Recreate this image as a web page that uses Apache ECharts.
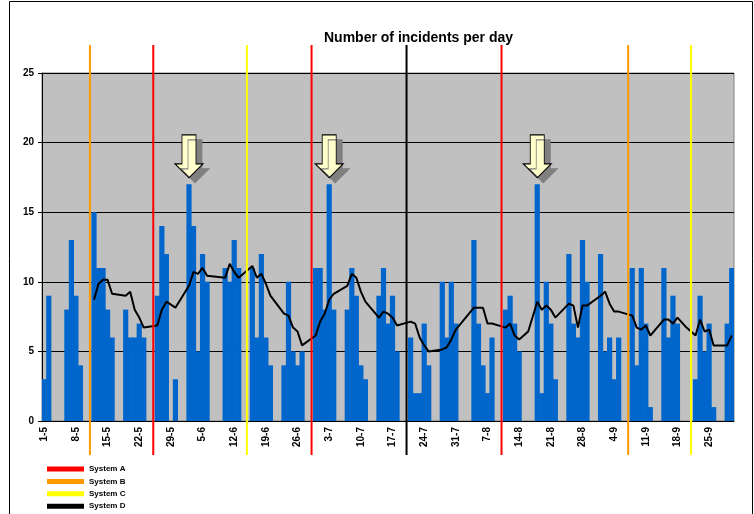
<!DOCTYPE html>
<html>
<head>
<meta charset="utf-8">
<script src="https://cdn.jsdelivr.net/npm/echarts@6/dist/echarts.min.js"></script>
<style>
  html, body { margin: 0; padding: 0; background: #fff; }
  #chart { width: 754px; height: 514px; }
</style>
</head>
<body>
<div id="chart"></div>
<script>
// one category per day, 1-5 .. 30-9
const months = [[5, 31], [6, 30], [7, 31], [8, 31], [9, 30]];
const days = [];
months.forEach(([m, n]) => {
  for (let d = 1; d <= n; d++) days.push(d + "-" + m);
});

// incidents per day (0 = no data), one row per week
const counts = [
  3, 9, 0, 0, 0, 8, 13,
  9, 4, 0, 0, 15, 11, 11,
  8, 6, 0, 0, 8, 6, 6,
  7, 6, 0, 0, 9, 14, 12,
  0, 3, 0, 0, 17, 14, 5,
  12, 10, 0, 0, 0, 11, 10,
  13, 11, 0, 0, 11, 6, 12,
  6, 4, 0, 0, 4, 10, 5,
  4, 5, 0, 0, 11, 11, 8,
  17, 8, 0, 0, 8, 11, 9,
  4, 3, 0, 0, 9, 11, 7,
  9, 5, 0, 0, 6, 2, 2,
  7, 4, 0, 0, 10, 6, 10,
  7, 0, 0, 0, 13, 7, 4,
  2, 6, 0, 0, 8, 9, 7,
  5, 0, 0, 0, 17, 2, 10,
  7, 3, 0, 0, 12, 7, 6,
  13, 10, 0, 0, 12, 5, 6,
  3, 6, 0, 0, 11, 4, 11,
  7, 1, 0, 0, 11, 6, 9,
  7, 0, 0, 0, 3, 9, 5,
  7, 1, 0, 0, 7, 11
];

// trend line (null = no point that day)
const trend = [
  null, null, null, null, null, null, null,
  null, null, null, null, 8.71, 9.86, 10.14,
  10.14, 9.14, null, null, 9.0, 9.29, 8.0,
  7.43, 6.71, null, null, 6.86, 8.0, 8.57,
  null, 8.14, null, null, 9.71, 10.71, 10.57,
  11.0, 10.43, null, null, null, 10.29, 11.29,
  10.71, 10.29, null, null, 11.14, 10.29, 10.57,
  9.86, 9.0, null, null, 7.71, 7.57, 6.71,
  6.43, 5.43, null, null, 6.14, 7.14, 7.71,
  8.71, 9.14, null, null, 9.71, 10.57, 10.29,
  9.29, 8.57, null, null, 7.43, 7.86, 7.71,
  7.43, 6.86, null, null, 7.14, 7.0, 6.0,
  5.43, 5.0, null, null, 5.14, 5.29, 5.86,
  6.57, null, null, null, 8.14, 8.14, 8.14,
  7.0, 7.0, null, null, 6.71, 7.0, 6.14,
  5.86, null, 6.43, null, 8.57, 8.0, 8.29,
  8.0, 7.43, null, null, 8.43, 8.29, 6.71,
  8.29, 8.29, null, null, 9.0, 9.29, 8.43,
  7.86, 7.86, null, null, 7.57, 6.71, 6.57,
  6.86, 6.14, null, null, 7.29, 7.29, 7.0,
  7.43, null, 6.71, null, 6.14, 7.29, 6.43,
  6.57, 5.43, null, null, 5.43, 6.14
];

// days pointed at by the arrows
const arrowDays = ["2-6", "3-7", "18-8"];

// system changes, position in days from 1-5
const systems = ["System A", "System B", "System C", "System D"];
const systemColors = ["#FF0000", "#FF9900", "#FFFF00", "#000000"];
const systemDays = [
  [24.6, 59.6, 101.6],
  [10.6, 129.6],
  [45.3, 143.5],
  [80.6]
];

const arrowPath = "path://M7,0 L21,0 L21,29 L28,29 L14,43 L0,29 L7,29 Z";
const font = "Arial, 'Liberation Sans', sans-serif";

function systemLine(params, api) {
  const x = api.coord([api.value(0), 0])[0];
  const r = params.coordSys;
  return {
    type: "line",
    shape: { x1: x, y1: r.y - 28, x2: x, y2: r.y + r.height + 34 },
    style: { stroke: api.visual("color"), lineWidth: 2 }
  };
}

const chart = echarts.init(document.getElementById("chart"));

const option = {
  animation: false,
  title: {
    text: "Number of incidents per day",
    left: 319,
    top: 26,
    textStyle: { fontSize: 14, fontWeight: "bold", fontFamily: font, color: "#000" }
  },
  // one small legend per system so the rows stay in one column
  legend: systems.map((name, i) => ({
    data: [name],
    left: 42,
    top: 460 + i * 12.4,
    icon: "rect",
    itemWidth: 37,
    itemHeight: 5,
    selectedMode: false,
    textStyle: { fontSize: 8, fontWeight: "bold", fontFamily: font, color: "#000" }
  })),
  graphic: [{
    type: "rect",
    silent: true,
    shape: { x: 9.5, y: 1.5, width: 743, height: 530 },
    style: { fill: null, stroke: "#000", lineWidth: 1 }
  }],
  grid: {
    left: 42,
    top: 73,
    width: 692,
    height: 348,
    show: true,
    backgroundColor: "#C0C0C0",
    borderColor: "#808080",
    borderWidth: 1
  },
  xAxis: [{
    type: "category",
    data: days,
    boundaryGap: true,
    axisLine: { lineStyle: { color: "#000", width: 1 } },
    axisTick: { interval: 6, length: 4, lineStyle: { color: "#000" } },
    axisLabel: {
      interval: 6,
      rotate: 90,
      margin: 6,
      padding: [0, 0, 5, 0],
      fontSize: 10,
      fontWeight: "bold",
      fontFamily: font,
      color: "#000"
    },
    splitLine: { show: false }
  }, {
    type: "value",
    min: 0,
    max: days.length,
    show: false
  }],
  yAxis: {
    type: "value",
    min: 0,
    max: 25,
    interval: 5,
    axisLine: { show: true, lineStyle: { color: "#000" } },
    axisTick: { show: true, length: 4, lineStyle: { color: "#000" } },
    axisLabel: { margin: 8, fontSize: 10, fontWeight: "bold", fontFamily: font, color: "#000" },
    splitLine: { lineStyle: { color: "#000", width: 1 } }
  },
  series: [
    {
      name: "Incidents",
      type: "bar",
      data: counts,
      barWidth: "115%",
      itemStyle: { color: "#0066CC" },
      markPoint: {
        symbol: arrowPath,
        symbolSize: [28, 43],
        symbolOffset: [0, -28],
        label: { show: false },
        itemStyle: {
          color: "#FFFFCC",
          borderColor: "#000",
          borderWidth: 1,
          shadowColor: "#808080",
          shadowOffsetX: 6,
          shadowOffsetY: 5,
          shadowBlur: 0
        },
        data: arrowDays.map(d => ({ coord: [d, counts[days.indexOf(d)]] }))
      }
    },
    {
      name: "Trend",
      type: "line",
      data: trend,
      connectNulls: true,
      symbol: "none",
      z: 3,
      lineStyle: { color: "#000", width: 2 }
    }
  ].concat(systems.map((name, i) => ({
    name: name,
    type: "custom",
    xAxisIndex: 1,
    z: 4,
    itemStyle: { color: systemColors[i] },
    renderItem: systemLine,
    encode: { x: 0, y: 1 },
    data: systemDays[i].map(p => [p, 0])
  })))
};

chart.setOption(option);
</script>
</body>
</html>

===

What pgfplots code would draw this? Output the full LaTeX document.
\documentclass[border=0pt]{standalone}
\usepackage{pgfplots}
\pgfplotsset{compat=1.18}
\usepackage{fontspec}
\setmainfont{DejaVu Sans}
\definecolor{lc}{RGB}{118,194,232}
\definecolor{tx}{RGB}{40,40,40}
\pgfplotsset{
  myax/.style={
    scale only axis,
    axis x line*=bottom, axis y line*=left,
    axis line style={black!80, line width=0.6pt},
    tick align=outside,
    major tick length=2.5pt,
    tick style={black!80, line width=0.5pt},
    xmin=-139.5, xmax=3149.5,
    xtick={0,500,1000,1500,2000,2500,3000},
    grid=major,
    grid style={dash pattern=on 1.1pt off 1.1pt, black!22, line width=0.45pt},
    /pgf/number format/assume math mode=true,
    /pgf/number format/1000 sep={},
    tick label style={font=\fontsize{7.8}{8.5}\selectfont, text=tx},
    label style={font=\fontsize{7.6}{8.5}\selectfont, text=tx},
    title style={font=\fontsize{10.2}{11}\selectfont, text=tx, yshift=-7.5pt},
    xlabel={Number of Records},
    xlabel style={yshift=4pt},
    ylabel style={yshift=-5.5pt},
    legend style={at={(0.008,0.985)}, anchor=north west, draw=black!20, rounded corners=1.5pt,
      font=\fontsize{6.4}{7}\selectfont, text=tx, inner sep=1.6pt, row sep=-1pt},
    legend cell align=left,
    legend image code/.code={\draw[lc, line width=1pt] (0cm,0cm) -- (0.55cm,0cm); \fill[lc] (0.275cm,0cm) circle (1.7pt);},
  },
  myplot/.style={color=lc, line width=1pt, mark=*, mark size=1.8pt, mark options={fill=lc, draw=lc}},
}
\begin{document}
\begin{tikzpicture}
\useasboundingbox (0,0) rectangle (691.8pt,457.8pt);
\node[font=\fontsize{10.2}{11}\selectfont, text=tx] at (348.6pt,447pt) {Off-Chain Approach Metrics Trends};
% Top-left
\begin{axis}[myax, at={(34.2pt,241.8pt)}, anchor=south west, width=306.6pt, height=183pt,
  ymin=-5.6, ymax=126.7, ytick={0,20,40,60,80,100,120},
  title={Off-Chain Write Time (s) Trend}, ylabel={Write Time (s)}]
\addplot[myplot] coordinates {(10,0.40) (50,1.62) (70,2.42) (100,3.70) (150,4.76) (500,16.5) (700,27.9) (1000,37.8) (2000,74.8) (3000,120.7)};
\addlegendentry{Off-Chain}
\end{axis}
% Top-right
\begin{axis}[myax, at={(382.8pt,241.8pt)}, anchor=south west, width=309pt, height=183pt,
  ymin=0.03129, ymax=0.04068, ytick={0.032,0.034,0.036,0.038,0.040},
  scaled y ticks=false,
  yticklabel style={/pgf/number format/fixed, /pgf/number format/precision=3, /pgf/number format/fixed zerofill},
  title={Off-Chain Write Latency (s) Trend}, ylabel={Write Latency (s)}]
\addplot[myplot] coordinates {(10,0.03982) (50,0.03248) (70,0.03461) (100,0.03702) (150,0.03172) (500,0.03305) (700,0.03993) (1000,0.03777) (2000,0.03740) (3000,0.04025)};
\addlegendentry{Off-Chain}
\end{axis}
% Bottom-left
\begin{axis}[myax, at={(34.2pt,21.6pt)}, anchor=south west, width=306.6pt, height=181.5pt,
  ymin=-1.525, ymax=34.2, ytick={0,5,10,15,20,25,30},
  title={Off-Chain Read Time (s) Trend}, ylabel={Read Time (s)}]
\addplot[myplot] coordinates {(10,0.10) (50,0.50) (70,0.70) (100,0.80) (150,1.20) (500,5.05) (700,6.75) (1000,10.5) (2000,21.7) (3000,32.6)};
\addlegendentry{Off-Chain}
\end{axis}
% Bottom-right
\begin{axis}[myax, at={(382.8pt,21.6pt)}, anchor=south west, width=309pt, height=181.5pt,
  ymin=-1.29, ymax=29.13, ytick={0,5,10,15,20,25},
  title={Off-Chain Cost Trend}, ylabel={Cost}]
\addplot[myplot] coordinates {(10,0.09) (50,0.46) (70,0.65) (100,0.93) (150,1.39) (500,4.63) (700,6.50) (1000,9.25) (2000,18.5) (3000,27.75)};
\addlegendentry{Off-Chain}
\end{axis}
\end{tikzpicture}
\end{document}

===

## What you should do
State how many lines of the listing above hold the word "that", with nothing but the number.

## Written solution
2